突然、壇上で「エル・カンターレ」と語り出した新成人の男性

 問題はトップバッターの男性で起きた。緊張した様子でマイクの前に立ち、用意していた原稿を広げた男性。

「本日は私たち新成人のためにリモートというかたちではございますが、成人式を開催してくださり誠にありがとうございます」

 真っ当な挨拶から始まったスピーチ。ただ、極度の緊張なのか、どもったり、噛んで言い直すことが多い。やがて彼は、コロナウイルスについて語り始めた。中国の武漢から発生し、最近では変異種が生まれ、世界が混乱している現状を説明した後、

「しかし、医学的には恐怖心を持っている人ほど免疫力は下がり、感染しやすくなると言われています。逆に、明るい心を持って生きている人は免疫力が上がり、感染しにくくなると言われています」

 あまりに自然に語るので、つい聞き流してしまいそうだが、よくよく聞くと耳を疑うような話である。だが、こんな“オカルト”は序の口。ここから彼は“本領”を発揮していくのである。

「自分は高校では栃木県の、大学では千葉県の宗教系の大学に通っていて、そこで『エル・カンターレ』という神の教えを学んでいます。去年、コロナの影響で世間の学校ではリモート授業になったり休校になったりしたそうですが、自分の学校では1年間、普通に授業を受けたりサークル活動をしたり、また入学式を行ったり文化祭を行ったりすることができました。しかも、感染者は1人も出ていません」

「エル・カンターレ」? 知らない人には、なんのこっちゃであろう。実は、これはある宗教法人では誰もが知っている言葉である。

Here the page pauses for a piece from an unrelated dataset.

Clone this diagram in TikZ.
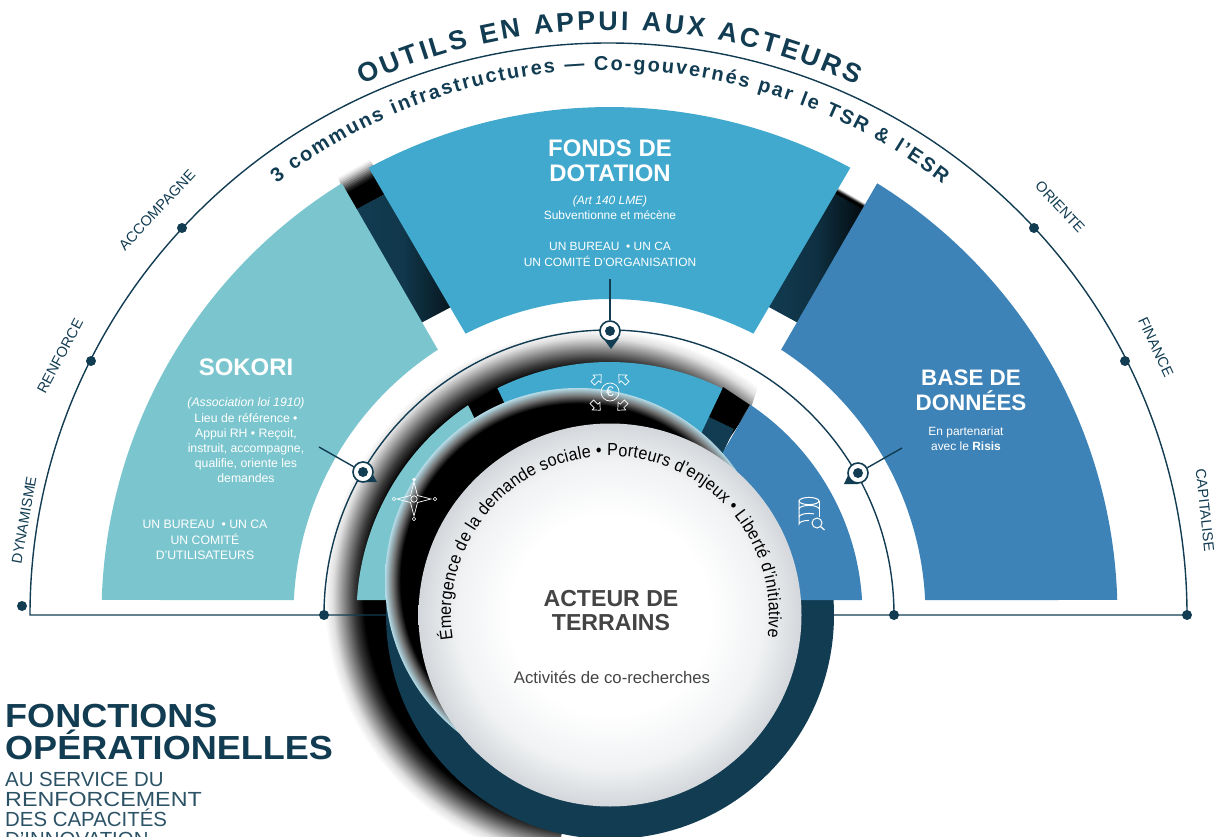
\documentclass[tikz,border=0pt]{standalone}
\usepackage{fontspec}
\setmainfont{Liberation Sans}
\newfontfamily\widef[FakeStretch=1.08]{Liberation Sans}
\newfontfamily\widerf[FakeStretch=1.14]{Liberation Sans}
\newfontfamily\narrowf[FakeStretch=.92]{Liberation Sans}
\usetikzlibrary{calc,decorations.text}
\definecolor{navy}{HTML}{123C52}
\definecolor{teal}{HTML}{7BC6CE}
\definecolor{fonds}{HTML}{41A9CD}
\definecolor{based}{HTML}{3E83B7}
\definecolor{darktxt}{HTML}{444444}
\definecolor{subt}{HTML}{2C5266}
\definecolor{rimA}{HTML}{D3D7DB}
\definecolor{rimB}{HTML}{F0F2F3}
\definecolor{halo}{HTML}{B4DCE8}
\pgfdeclareradialshading{blurd}{\pgfpoint{0bp}{0bp}}{color(0bp)=(black);color(21.3bp)=(black);color(22.2bp)=(black!78);color(23.2bp)=(black!45);color(24.2bp)=(black!12);color(25bp)=(white);color(50bp)=(white)}
\pgfdeclareradialshading{rimd}{\pgfpoint{0bp}{0bp}}{color(0bp)=(black);color(23bp)=(black);color(24bp)=(black!55);color(25bp)=(halo);color(50bp)=(halo)}
\pgfdeclareradialshading{plate}{\pgfpoint{0bp}{0bp}}{color(0bp)=(white);color(13bp)=(white);color(20bp)=(rimB);color(25bp)=(rimA);color(50bp)=(rimA)}
\tikzset{
  wtxt/.style={text=white,inner sep=0,align=center,font=\fontsize{12}{15.3}\selectfont},
  wbig/.style={text=white,inner sep=0,align=center,font=\fontsize{24}{25}\selectfont\bfseries},
  axis/.style={text=navy,inner sep=0,font=\fontsize{14.6}{18}\selectfont},
  dotn/.style={circle,fill=navy,inner sep=0,minimum size=10bp},
  markn/.style={circle,fill=white,draw=navy,line width=1.6bp,inner sep=0,minimum size=20bp},
  lineN/.style={draw=navy,line width=1.4bp},
  icon/.style={draw=white,line width=.7bp},
  headl/.style={anchor=base west,inner sep=0,text=navy,font=\widef\fontsize{33.5}{36}\selectfont\bfseries},
  subl/.style={anchor=base west,inner sep=0,text=subt,font=\fontsize{20.5}{22}\selectfont},
}
\begin{document}
\begin{tikzpicture}[x=1bp,y=-1bp]
\useasboundingbox (0,0) rectangle (1219,837);
\coordinate (c) at (609.5,615);
\coordinate (d) at (610,615);
% soft shadow disc, cut off on the lower right
\begin{scope}
\clip (0,0) -- (770,0) -- (770,350) -- (752,405) -- (610,615) -- (561,837) -- (0,837) -- cycle;
\shade[shading=blurd] (592,597) circle[radius=268];
\end{scope}
% navy ring below the wedge line
\begin{scope}
\clip (0,600) rectangle (1219,837);
\fill[navy] (d) circle[radius=224];
\end{scope}
% small strips
\fill[black] (468,405) -- (497,387) -- (530,440) -- (495,460) -- cycle;
\fill[black] (723,387) -- (750,405) -- (734,429) -- (709,417) -- cycle;
\fill[navy] (709,417) -- (734,429) -- (722,455) -- (695,437) -- cycle;
% small wedges
\fill[teal] ([shift={(-176.6:253)}]c) arc[start angle=-176.6,end angle=-124,radius=253] -- (530,530) -- (530,600) -- cycle;
\fill[fonds] ([shift={(-116.3:253)}]c) arc[start angle=-116.3,end angle=-63.5,radius=253] -- (660,520) -- (560,520) -- cycle;
\fill[based] ([shift={(-56.2:253)}]c) arc[start angle=-56.2,end angle=-3.4,radius=253] -- (700,600) -- (690,510) -- cycle;
% big strips: fade at the top, then navy
\foreach \t/\k in {0/6,.1/14,.2/24,.3/36,.4/48,.5/60,.6/72,.7/84,.8/92,.9/100}{
  \fill[black!\k!white] ($(338,178)!\t!(347,195)$) -- ($(370,160)!\t!(379,177)$) -- (390,191) -- (350,213) -- cycle;
  \fill[black!\k!white] ($(837,187)!\t!(837,192)$) -- ($(866,204)!\t!(864,207)$) -- (864,212) -- (834,195) -- cycle;
}
\shade[left color=navy,right color=navy!35!black,middle color=navy!92!black] (353,211) -- (387,193) -- (453,306) -- (419,324) -- cycle;
\shade[left color=navy,right color=navy!15!black,middle color=navy!80!black] (832,192) -- (866,211) -- (800,324) -- (767,306) -- cycle;
% big wedges
\fill[teal] ([shift={(-178.3:508)}]c) arc[start angle=-178.3,end angle=-121.8,radius=508] -- ([shift={(-122.9:316)}]c) arc[start angle=-122.9,end angle=-177.3,radius=316] -- cycle;
\fill[fonds] ([shift={(-118.3:508)}]c) arc[start angle=-118.3,end angle=-61.7,radius=508] -- ([shift={(-62.9:316)}]c) arc[start angle=-62.9,end angle=-117.1,radius=316] -- cycle;
\fill[based] ([shift={(-58.2:508)}]c) arc[start angle=-58.2,end angle=-1.7,radius=508] -- ([shift={(-2.7:316)}]c) arc[start angle=-2.7,end angle=-57.1,radius=316] -- cycle;
% frame lines
\draw[lineN] (1187,615) -- (30,615) arc[start angle=-180,end angle=0,x radius=578.5,y radius=572];
\draw[lineN] (324,615) arc[start angle=-180,end angle=0,radius=285];
% dots
\node[dotn] (d0) at (22,606) {};
\node[dotn] (d1) at (91,361) {};
\node[dotn] (d2) at (182,228) {};
\node[dotn] (d3) at (1034,228) {};
\node[dotn] (d4) at (1125,361) {};
\node[dotn] (d5) at (1187,615) {};
\node[dotn] (d6) at (324,615) {};
\node[dotn] (d7) at (894,615) {};
% discs
\shade[shading=rimd] (578,581) circle[radius=193];
\shade[shading=plate] (d) circle[radius=191.5];
% curved texts
\path[decorate,decoration={text along path,text color=navy,text align={fit to path},
  text={|\fontsize{27}{30}\selectfont\bfseries|OUTILS EN APPUI AUX ACTEURS}}]
  ([shift={(-115:585)}]c) arc[start angle=-115,end angle=-65,radius=585];
\path[decorate,decoration={text along path,text color=navy,text align={fit to path},
  text={|\fontsize{20}{23}\selectfont\bfseries|3 communs infrastructures — Co-gouvernés par le TSR {\&} l’ESR}}]
  ([shift={(-127.6:545)}]c) arc[start angle=-127.6,end angle=-52.4,radius=545];
\path[decorate,decoration={text along path,text color=black,text align={fit to path},
  text={|\narrowf\fontsize{17.6}{20}\selectfont|Émergence de la demande sociale • Porteurs d’enjeux • Liberté d’initiative}}]
  ([shift={(-189:159)}]d) arc[start angle=-189,end angle=8,radius=159];
% axis labels
\node[axis,rotate=80] (lDyn) at (24,520) {DYNAMISME};
\node[axis,rotate=62] (lRen) at (60,356) {RENFORCE};
\node[axis,rotate=47] (lAcc) at (157,210) {ACCOMPAGNE};
\node[axis,rotate=-47] (lOri) at (1060,207) {ORIENTE};
\node[axis,rotate=-65] (lFin) at (1156,347) {FINANCE};
\node[axis,rotate=-84] (lCap) at (1205,510) {CAPITALISE};
% Sokori
\node[wbig] (tS) at (246,367) {SOKORI};
\node[wtxt,font=\fontsize{12.3}{15.3}\selectfont] (tS2) at (246,440.5) {\textit{(Association loi 1910)}\\Lieu de référence •\\Appui RH • Reçoit,\\instruit, accompagne,\\qualifie, oriente les\\demandes};
\node[wtxt,font=\fontsize{12.3}{15.3}\selectfont] (tS3) at (205,540) {UN BUREAU \ • UN CA\\UN COMITÉ\\D’UTILISATEURS};
% Fonds
\node[wbig] (tF) at (610,160.5) {FONDS DE\\DOTATION};
\node[wtxt] (tF2) at (610,207.5) {\textit{(Art 140 LME)}\\Subventionne et mécène};
\node[wtxt] (tF3) at (610,254.5) {UN BUREAU \ • UN CA\\UN COMITÉ D’ORGANISATION};
% Base
\node[wbig,font=\fontsize{22.5}{25}\selectfont\bfseries] (tB) at (971,390.5) {BASE DE\\DONNÉES};
\node[wtxt] (tB2) at (966,438.5) {En partenariat\\avec le \textbf{Risis}};
% center
\node[text=darktxt,inner sep=0,align=center,font=\fontsize{23.2}{25}\selectfont\bfseries] (tA) at (611,610.5) {ACTEUR DE\\TERRAINS};
\node[text=darktxt,inner sep=0,font=\fontsize{16.8}{18}\selectfont] (tA2) at (612,677) {Activités de co-recherches};
% left title
\node[headl] (h1) at (5,727) {FONCTIONS};
\node[headl] (h2) at (5,759) {OPÉRATIONELLES};
\node[subl] (h3) at (5,786) {AU SERVICE DU};
\node[subl,font=\widerf\fontsize{20.5}{22}\selectfont] (h4) at (5,806) {RENFORCEMENT};
\node[subl] (h5) at (5,826) {DES CAPACITÉS};
\node[subl] (h6) at (5,846) {D’INNOVATION};
% markers
\fill[navy] (603,338) -- (619,338) -- (611,349) -- cycle;
\fill[navy] (369,468) -- (377,482) -- (362,482) -- cycle;
\fill[navy] (851,469) -- (858,484) -- (844,484) -- cycle;
\node[markn] (mT) at (610,331) {};
\node[markn] (mL) at (363,472) {};
\node[markn] (mR) at (858,473) {};
\fill[navy] (mT) circle[radius=5];
\fill[navy] (mL) circle[radius=5];
\fill[navy] (mR) circle[radius=5];
\coordinate (lT) at (610,279);
\coordinate (lL) at (319,447);
\coordinate (lR) at (902,448);
\draw[lineN] (lT) -- (mT);
\draw[lineN] (lL) -- (mL);
\draw[lineN] (lR) -- (mR);
% compass icon
\draw[icon] (414,482) -- (417.5,495.5) -- (431,499) -- (417.5,502.5) -- (414,516) -- (410.5,502.5) -- (397,499) -- (410.5,495.5) -- cycle;
\draw[icon] (414,499) circle[radius=3.2];
\fill[white] (414,479.5) circle[radius=1.8];
\draw[icon,line width=.6bp] (414,519) circle[radius=1.7] (394,499) circle[radius=1.7] (435,499) circle[radius=1.7];
% euro icon
\draw[icon] (610,392) circle[radius=9];
\node[text=white,inner sep=0,font=\fontsize{14}{14}\selectfont] (eur) at (610,392) {€};
\foreach \x/\y/\r in {597/379/45,623/379/135,596/406/-45,622/406/-135}{
  \draw[icon,shift={(\x,\y)},rotate=\r] (-6,-2.5) -- (0,-2.5) -- (0,-5.5) -- (6,0) -- (0,5.5) -- (0,2.5) -- (-6,2.5) -- cycle;
}
% database icon
\draw[icon,line width=1bp] (809,501) ellipse[x radius=10,y radius=3.6];
\draw[icon,line width=1bp] (799,501) -- (799,524) arc[start angle=180,end angle=90,x radius=10,y radius=-3.6];
\draw[icon,line width=1bp] (819,501) -- (819,517);
\draw[icon,line width=1bp] (799,509) arc[start angle=180,end angle=0,x radius=10,y radius=-3.6];
\draw[icon,line width=1bp] (799,517) arc[start angle=180,end angle=60,x radius=10,y radius=-3.6];
\draw[icon,line width=1bp] (817,523) circle[radius=5];
\draw[icon,line width=1.2bp] (820.5,526.5) -- (824.5,530);
\end{tikzpicture}
\end{document}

〈「エル・カンターレ」とは「地球の至高神」の御名であり、「地球の光」を意味しています。「エル・カンターレ信仰」とは「地球神の存在を認める」という信仰です〉
〈そして、エル・カンターレの中核であり、「本体意識」であられるのが大川隆法総裁なのです。〉(「幸福の科学」ホームページより)

 そう、彼は「幸福の科学」の信者で、成人式という公の場で、自分の信じる宗教への思いをぶちまけてしまったのだ。

「神様とかあの世とか、目に見えないものは信じないという人も多いと思いますが、ウイルスも目に見えない存在であり、人々に恐怖を脅かしています。それに対して神様は私達に確実に希望を与えてくださっています」

 もし観客が入っていたならば騒然としたであろうが、彼は誰に阻まれることもなくその後も、6分間にわたってスピーチを続けたのだった。